(Rows from a dataset of charts and code)
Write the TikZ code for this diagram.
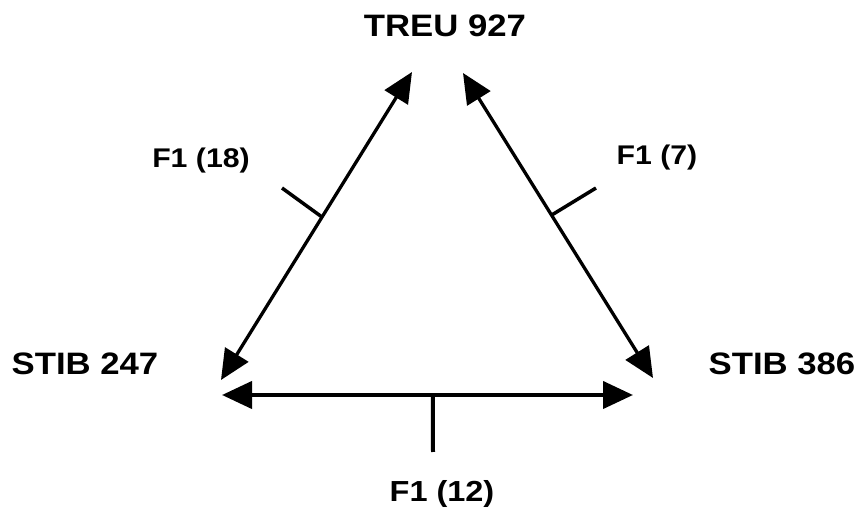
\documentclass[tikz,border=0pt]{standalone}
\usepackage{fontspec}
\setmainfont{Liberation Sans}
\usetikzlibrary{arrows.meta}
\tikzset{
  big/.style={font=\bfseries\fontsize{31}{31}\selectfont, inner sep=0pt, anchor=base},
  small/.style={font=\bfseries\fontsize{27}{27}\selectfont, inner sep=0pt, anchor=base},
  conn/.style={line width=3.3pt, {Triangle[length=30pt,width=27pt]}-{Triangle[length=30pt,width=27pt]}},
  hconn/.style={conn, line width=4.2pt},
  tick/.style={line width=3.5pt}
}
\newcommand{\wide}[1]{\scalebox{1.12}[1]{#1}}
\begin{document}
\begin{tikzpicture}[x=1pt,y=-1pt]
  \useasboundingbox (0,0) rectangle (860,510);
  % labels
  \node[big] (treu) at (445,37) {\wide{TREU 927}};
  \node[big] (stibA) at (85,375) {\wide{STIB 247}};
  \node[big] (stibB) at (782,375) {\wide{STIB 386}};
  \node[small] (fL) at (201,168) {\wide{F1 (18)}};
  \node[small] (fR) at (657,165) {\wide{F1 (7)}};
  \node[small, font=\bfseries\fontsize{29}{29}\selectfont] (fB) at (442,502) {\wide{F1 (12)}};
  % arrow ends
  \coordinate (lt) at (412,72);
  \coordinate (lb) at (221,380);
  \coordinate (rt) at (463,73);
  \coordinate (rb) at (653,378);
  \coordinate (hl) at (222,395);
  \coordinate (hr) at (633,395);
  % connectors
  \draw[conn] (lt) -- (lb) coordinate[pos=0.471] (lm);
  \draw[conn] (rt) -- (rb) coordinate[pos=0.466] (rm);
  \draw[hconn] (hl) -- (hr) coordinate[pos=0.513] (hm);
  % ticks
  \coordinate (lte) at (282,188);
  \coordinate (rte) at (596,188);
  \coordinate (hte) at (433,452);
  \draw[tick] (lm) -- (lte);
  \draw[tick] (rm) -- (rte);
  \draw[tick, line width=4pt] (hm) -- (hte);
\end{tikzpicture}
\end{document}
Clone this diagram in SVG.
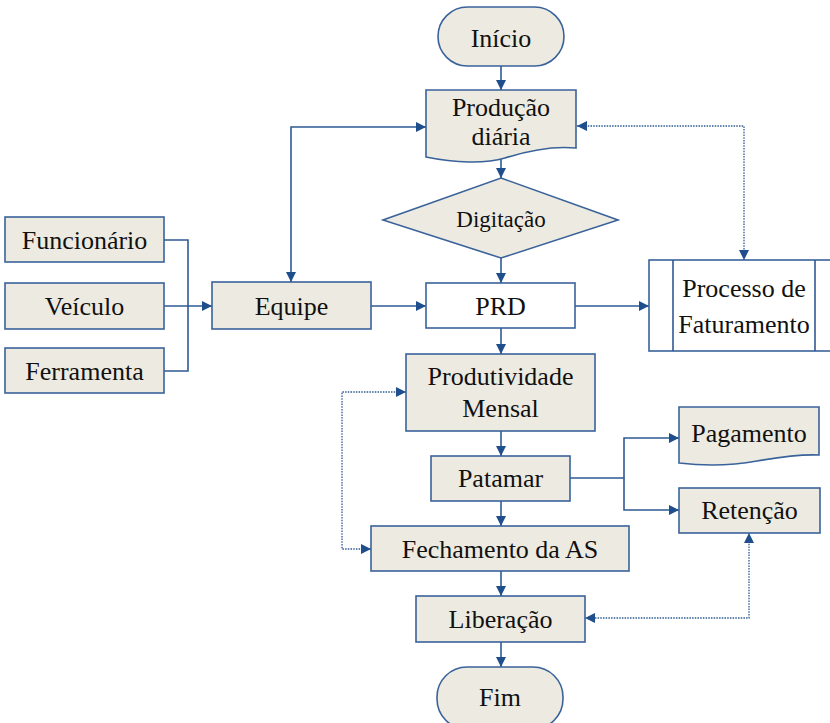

## REQUIRED WORK
Among the lines of the records above, count those holding the string "this", and report only the number.

## TASK ANSWER
2